(Rows from a dataset of charts and code)
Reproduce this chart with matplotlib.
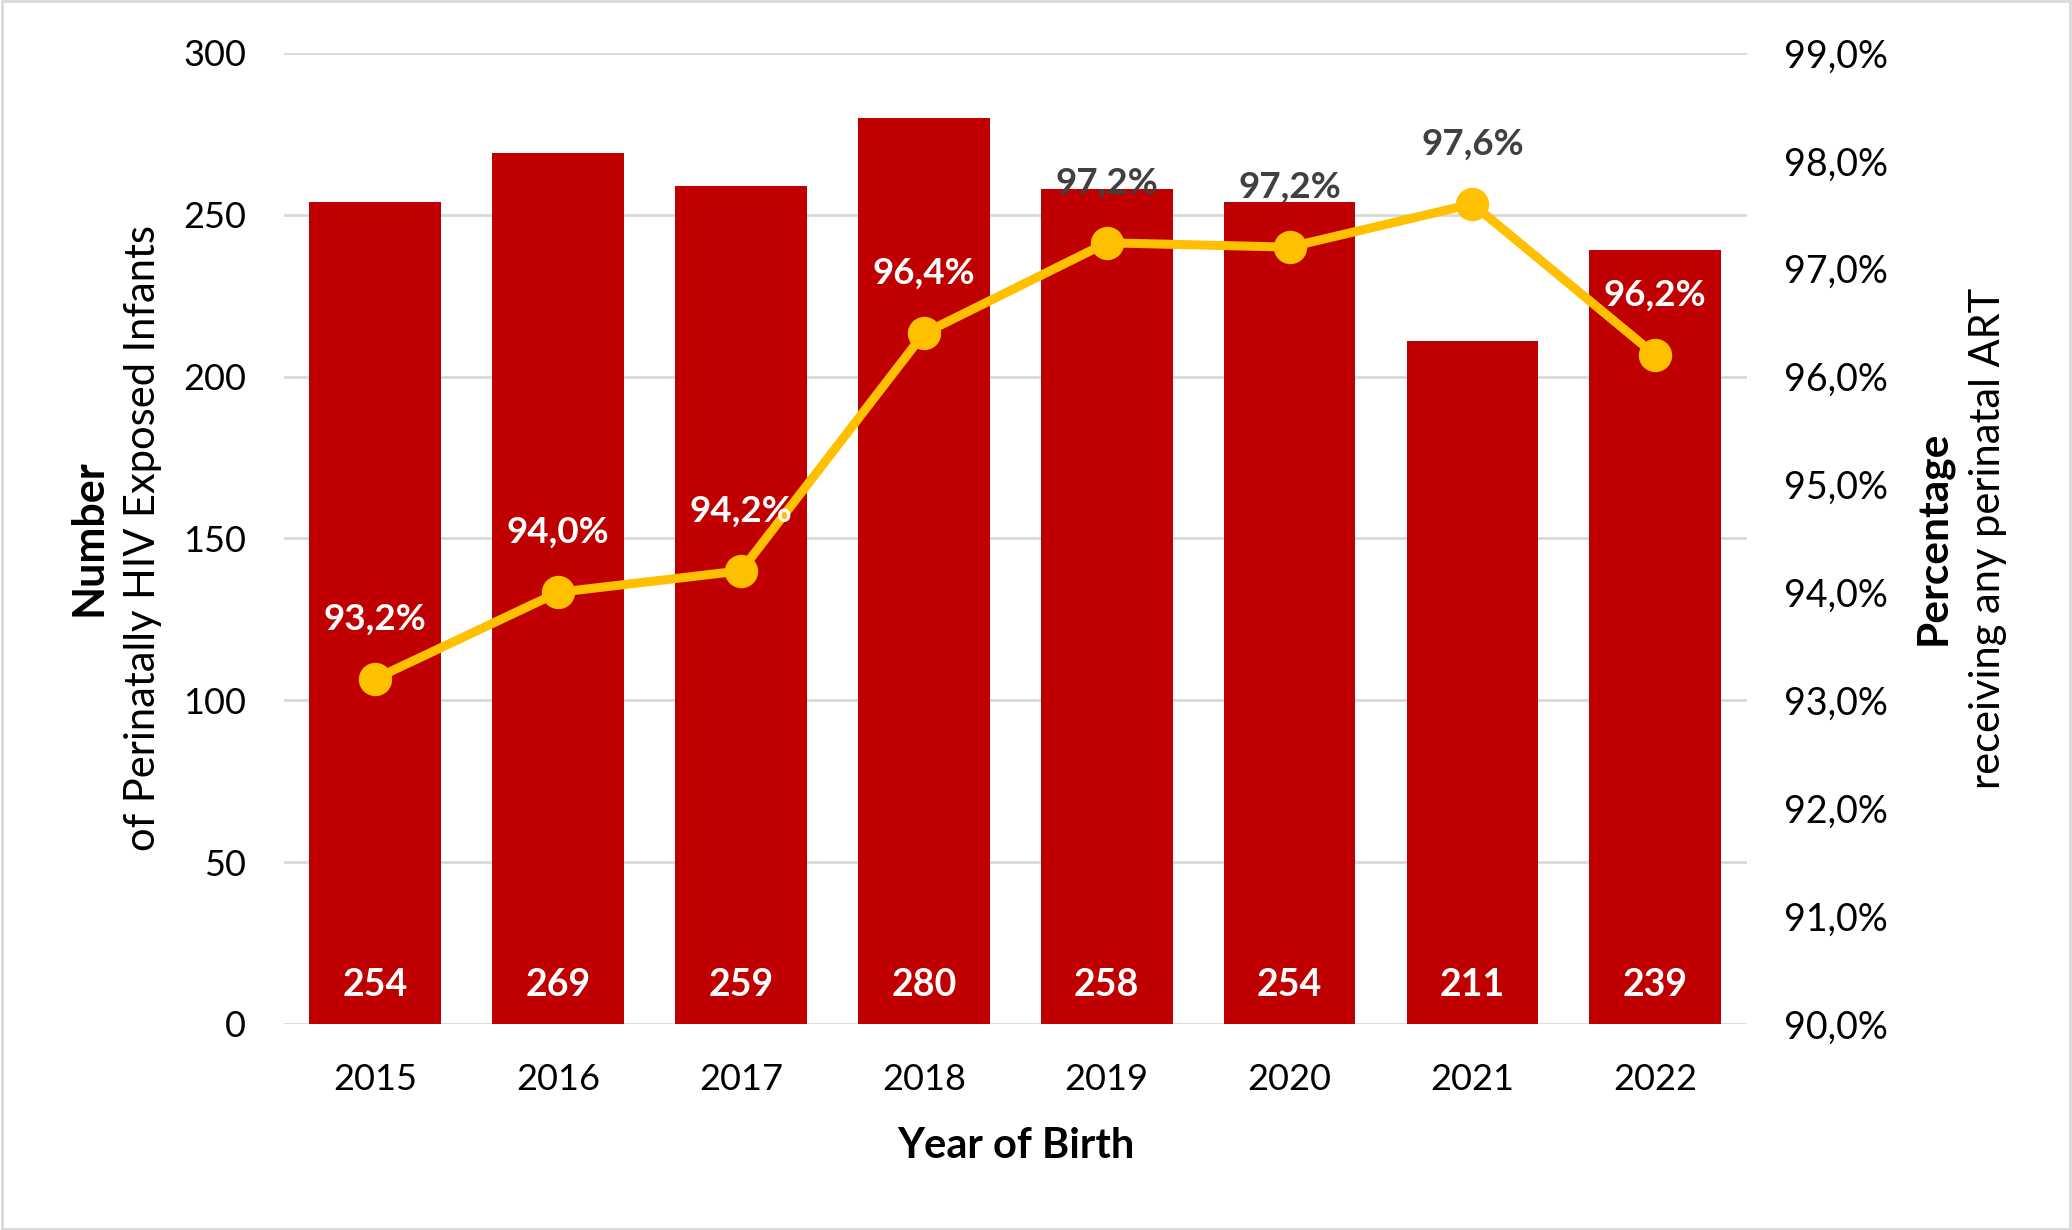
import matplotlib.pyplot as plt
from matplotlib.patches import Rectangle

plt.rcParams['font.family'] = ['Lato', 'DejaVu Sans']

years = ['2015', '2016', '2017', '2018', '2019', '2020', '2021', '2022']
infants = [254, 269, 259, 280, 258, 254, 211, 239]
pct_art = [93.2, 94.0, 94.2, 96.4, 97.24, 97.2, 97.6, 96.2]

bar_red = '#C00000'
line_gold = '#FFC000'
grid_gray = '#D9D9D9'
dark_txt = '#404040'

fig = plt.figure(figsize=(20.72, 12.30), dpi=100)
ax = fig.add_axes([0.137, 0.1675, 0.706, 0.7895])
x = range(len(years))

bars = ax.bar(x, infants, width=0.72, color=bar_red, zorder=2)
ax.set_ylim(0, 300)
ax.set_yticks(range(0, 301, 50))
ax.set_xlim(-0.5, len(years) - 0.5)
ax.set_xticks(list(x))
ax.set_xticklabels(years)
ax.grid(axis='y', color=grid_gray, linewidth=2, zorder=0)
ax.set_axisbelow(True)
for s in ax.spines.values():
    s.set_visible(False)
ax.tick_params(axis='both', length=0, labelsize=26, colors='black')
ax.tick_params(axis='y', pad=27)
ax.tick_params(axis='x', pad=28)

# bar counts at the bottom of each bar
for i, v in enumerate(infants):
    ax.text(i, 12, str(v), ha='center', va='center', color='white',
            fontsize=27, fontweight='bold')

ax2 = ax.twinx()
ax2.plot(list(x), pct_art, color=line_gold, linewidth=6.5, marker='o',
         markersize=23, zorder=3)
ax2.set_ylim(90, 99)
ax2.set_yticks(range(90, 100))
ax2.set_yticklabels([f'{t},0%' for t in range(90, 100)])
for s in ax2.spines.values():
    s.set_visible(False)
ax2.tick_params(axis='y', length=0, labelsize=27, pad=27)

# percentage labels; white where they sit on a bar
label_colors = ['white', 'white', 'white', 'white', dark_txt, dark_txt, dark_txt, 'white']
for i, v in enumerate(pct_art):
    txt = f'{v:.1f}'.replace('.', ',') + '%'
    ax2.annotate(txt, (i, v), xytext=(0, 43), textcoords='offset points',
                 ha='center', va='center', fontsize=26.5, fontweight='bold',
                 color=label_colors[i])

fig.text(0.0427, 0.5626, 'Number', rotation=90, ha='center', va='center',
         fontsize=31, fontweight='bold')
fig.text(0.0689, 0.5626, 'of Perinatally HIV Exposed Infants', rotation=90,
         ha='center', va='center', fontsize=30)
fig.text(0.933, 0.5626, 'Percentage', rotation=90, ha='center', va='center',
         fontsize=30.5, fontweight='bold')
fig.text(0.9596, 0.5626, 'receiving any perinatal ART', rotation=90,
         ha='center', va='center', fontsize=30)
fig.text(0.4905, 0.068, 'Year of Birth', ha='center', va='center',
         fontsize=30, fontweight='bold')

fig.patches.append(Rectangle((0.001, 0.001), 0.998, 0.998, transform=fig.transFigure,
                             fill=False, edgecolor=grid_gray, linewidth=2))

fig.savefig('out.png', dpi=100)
---
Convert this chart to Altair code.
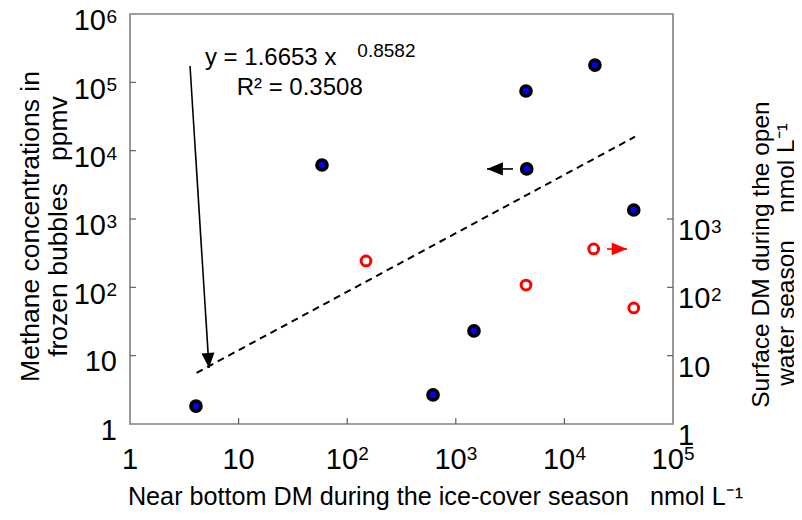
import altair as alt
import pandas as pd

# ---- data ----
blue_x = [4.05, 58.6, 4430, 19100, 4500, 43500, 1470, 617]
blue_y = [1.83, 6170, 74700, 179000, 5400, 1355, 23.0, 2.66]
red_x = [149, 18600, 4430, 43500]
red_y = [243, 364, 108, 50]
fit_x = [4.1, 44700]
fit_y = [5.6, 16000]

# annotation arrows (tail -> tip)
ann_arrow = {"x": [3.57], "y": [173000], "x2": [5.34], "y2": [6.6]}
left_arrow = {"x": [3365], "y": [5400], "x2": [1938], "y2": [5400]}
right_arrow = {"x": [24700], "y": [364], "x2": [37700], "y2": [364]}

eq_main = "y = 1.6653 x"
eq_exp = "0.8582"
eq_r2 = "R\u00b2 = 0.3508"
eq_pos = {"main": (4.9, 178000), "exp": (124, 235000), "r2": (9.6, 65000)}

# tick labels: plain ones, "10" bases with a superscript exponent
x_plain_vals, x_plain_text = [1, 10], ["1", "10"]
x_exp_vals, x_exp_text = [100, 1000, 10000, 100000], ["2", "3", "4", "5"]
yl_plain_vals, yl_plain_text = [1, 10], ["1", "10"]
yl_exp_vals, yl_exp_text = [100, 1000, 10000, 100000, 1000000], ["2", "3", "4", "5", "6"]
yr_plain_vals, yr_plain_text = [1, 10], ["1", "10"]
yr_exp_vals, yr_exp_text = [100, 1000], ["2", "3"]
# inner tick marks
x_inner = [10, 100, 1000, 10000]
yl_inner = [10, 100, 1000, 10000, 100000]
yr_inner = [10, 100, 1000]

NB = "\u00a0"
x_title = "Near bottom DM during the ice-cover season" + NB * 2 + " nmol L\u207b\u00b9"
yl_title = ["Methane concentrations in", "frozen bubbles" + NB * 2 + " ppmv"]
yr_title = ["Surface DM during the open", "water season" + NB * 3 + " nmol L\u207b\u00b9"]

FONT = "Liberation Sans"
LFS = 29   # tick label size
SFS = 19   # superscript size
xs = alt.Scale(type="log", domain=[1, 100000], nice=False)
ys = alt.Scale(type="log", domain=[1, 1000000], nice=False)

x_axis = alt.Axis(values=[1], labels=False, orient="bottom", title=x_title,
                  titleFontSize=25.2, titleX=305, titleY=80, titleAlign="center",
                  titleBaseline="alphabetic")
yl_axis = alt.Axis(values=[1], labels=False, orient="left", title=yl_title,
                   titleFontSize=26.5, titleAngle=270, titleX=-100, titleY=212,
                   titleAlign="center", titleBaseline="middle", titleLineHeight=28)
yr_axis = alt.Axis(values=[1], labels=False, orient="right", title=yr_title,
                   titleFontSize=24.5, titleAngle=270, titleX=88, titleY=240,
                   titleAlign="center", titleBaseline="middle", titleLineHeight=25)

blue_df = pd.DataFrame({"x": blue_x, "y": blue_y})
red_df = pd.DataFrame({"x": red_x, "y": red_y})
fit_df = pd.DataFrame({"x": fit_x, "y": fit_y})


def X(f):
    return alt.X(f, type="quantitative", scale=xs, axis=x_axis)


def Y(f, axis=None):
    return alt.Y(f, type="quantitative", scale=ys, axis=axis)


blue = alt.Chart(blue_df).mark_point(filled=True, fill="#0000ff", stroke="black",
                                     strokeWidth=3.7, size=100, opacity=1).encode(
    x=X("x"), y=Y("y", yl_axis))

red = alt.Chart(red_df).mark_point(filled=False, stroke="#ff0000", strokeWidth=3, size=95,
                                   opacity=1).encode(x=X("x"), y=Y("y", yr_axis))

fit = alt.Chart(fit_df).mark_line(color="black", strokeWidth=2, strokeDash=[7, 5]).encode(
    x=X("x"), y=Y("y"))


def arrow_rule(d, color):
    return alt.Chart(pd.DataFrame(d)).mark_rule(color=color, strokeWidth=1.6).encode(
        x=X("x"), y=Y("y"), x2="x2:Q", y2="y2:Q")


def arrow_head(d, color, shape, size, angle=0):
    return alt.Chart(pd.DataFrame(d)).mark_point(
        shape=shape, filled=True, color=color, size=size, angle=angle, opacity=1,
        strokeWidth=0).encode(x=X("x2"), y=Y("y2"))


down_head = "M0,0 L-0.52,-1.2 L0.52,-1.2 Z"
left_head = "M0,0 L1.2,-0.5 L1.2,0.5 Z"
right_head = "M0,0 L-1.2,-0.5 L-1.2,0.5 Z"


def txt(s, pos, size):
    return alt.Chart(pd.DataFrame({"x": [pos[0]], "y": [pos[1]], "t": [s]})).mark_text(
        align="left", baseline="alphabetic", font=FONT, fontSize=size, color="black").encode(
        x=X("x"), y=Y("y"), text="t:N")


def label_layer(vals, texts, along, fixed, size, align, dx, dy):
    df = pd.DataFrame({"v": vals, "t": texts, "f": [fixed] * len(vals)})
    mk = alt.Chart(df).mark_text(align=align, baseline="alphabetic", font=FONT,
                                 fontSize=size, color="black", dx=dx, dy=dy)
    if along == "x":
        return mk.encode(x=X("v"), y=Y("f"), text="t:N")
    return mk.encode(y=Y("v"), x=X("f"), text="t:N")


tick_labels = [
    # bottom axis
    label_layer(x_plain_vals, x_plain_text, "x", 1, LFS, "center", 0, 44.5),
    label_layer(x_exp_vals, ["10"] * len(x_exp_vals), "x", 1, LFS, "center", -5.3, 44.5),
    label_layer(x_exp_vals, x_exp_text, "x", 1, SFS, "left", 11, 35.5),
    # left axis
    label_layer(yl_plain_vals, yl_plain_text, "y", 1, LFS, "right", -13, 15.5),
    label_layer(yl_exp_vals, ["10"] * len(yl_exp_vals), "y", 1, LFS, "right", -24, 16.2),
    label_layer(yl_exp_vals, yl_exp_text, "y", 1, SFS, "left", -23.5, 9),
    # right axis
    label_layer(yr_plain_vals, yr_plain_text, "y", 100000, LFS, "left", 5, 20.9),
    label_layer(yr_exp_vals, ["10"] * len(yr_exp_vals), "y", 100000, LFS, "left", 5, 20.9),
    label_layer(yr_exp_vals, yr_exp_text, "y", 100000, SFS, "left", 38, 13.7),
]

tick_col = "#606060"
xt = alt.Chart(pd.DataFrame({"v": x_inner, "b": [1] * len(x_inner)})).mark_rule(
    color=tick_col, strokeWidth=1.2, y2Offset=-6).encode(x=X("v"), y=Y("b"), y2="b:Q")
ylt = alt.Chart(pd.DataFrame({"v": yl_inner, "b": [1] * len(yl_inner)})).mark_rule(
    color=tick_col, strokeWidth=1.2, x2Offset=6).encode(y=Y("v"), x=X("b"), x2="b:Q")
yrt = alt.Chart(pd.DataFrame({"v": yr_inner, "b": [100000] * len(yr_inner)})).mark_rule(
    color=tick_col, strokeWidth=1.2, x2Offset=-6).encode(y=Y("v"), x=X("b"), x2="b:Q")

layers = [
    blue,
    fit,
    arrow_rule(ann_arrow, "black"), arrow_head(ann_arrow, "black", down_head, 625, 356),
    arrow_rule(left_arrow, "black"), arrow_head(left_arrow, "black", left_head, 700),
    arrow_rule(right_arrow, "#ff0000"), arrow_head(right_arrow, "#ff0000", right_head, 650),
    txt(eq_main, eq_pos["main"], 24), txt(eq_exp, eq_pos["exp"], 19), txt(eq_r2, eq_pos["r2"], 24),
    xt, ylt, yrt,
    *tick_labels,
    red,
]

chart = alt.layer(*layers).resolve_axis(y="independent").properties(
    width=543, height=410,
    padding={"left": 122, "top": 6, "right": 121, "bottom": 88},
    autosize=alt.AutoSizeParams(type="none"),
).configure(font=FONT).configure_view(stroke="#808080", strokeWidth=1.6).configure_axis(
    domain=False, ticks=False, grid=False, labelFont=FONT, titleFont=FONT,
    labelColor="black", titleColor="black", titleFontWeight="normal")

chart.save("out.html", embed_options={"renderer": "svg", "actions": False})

▸ TASK GOAL: Your task is to retype exactly the lines from the one containing "Reproduce this chart with matplotlib." through the one containing "color=label_colors[i])", leaving every picture out.

▸ SOLVED EXERCISE:
Reproduce this chart with matplotlib.
import matplotlib.pyplot as plt
from matplotlib.patches import Rectangle

plt.rcParams['font.family'] = ['Lato', 'DejaVu Sans']

years = ['2015', '2016', '2017', '2018', '2019', '2020', '2021', '2022']
infants = [254, 269, 259, 280, 258, 254, 211, 239]
pct_art = [93.2, 94.0, 94.2, 96.4, 97.24, 97.2, 97.6, 96.2]

bar_red = '#C00000'
line_gold = '#FFC000'
grid_gray = '#D9D9D9'
dark_txt = '#404040'

fig = plt.figure(figsize=(20.72, 12.30), dpi=100)
ax = fig.add_axes([0.137, 0.1675, 0.706, 0.7895])
x = range(len(years))

bars = ax.bar(x, infants, width=0.72, color=bar_red, zorder=2)
ax.set_ylim(0, 300)
ax.set_yticks(range(0, 301, 50))
ax.set_xlim(-0.5, len(years) - 0.5)
ax.set_xticks(list(x))
ax.set_xticklabels(years)
ax.grid(axis='y', color=grid_gray, linewidth=2, zorder=0)
ax.set_axisbelow(True)
for s in ax.spines.values():
    s.set_visible(False)
ax.tick_params(axis='both', length=0, labelsize=26, colors='black')
ax.tick_params(axis='y', pad=27)
ax.tick_params(axis='x', pad=28)

# bar counts at the bottom of each bar
for i, v in enumerate(infants):
    ax.text(i, 12, str(v), ha='center', va='center', color='white',
            fontsize=27, fontweight='bold')

ax2 = ax.twinx()
ax2.plot(list(x), pct_art, color=line_gold, linewidth=6.5, marker='o',
         markersize=23, zorder=3)
ax2.set_ylim(90, 99)
ax2.set_yticks(range(90, 100))
ax2.set_yticklabels([f'{t},0%' for t in range(90, 100)])
for s in ax2.spines.values():
    s.set_visible(False)
ax2.tick_params(axis='y', length=0, labelsize=27, pad=27)

# percentage labels; white where they sit on a bar
label_colors = ['white', 'white', 'white', 'white', dark_txt, dark_txt, dark_txt, 'white']
for i, v in enumerate(pct_art):
    txt = f'{v:.1f}'.replace('.', ',') + '%'
    ax2.annotate(txt, (i, v), xytext=(0, 43), textcoords='offset points',
                 ha='center', va='center', fontsize=26.5, fontweight='bold',
                 color=label_colors[i])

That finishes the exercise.